Extracted information:
---*---

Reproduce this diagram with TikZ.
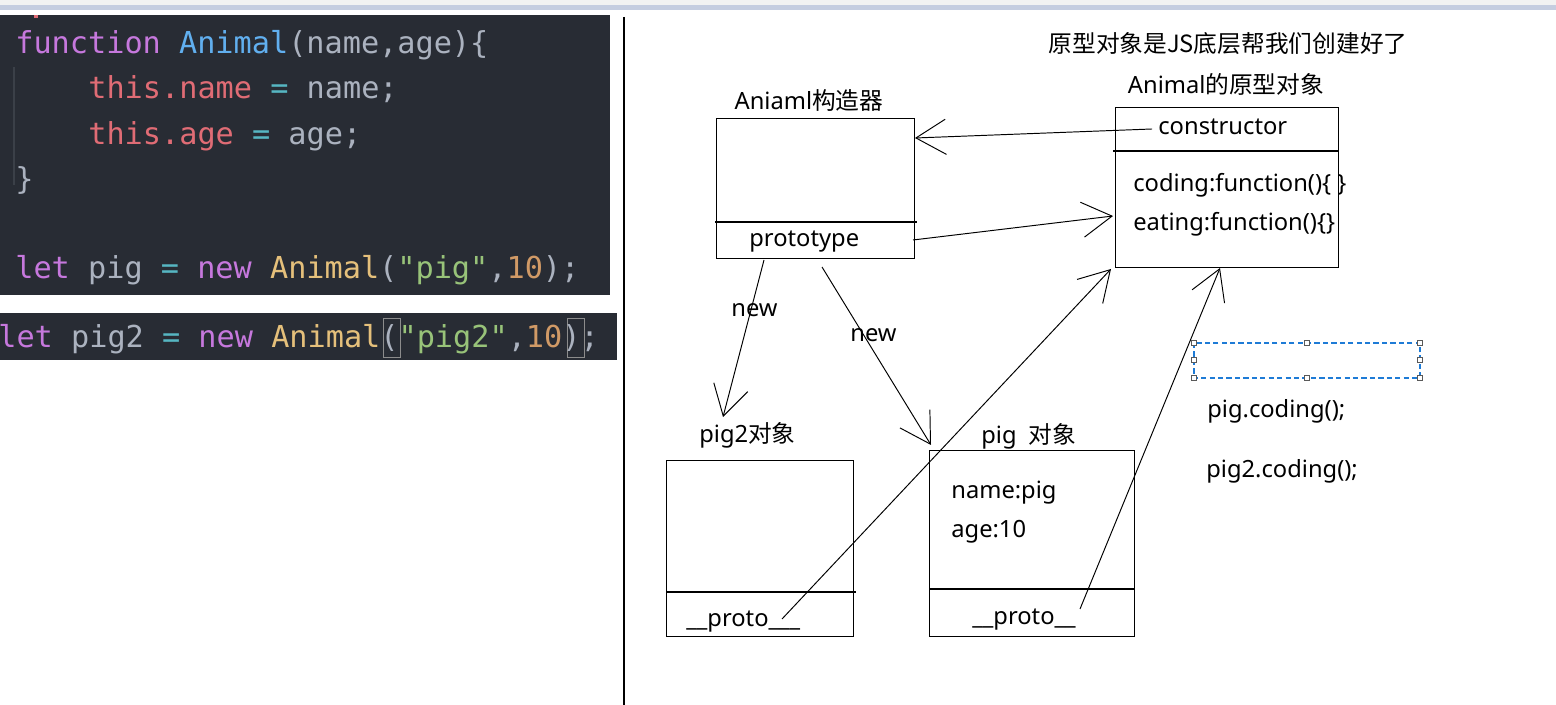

---*---

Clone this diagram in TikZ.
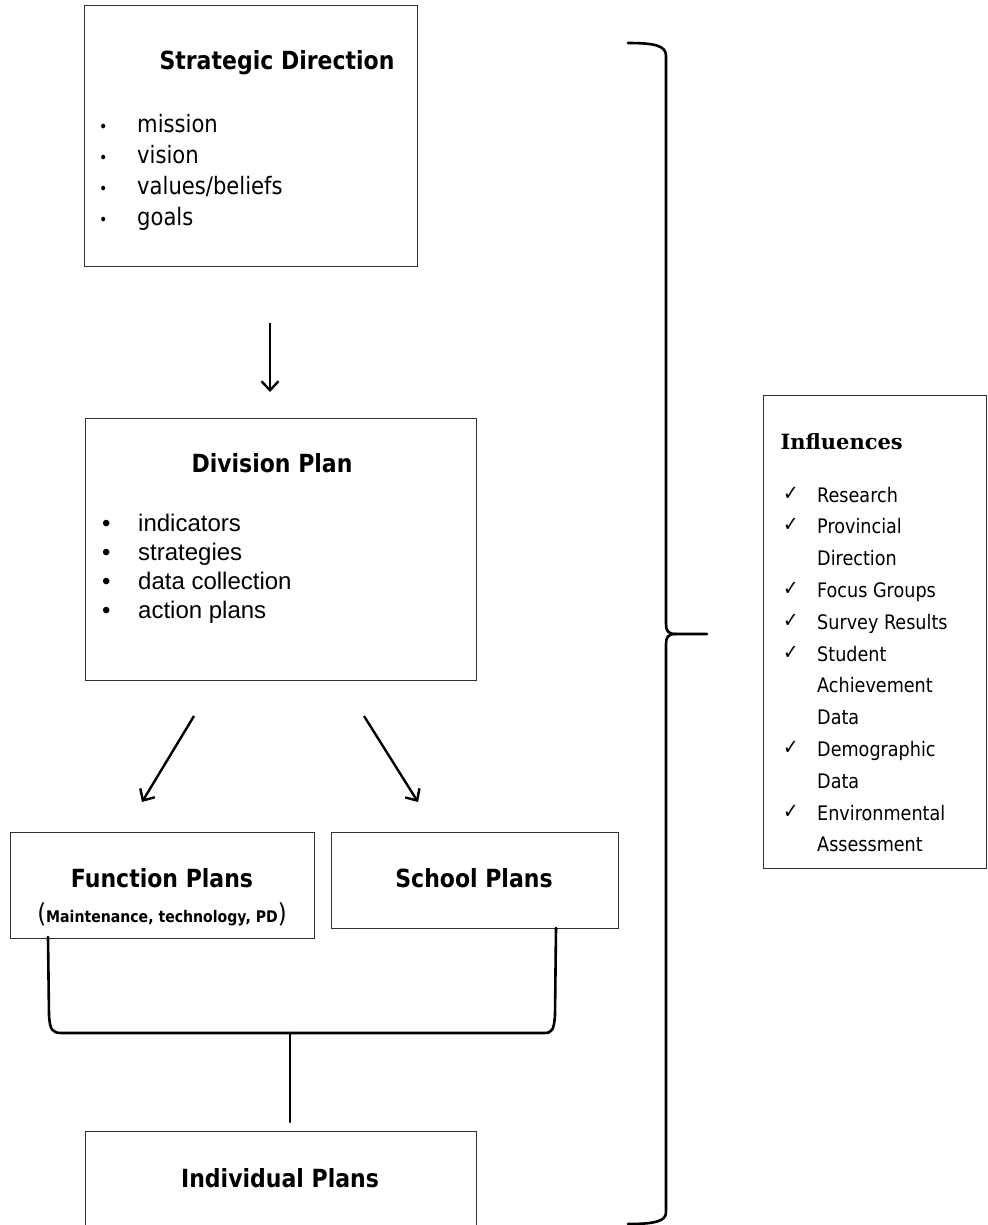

---*---

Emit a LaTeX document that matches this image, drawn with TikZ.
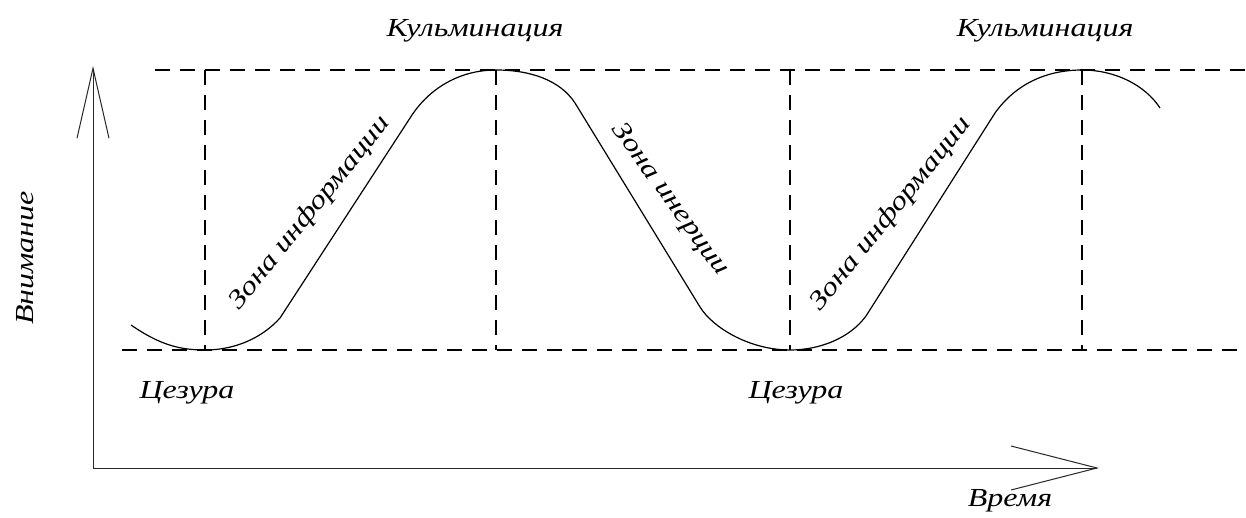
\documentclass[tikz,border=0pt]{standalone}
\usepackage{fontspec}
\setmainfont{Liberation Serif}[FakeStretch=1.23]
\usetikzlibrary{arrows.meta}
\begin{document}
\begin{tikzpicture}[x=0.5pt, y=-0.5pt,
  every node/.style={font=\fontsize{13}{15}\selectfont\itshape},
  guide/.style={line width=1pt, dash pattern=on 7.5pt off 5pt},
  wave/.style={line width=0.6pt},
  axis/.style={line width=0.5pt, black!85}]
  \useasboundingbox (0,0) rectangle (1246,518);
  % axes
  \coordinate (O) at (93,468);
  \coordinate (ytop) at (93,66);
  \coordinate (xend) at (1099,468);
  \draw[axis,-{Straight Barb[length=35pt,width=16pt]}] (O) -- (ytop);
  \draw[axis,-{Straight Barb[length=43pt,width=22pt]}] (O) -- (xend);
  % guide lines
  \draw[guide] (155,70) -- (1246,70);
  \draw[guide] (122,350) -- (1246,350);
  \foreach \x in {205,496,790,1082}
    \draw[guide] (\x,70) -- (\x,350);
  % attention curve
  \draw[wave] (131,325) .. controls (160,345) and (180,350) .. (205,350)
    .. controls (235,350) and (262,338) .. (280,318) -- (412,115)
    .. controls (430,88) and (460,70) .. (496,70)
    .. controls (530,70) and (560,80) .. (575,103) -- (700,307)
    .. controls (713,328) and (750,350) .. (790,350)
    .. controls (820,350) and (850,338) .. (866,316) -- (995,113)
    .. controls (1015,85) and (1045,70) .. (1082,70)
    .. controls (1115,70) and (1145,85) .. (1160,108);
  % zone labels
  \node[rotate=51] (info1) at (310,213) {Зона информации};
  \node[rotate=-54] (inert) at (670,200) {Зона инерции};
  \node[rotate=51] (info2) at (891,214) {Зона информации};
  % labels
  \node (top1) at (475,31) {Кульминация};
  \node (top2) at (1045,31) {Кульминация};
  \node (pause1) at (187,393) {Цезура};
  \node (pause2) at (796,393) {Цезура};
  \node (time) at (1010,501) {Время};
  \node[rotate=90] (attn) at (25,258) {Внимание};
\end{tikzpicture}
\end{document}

---*---

Given exercise: Read the data above and pull out each line that holds the string "this".

Exercise solution:
Reproduce this diagram with TikZ.
Clone this diagram in TikZ.
Emit a LaTeX document that matches this image, drawn with TikZ.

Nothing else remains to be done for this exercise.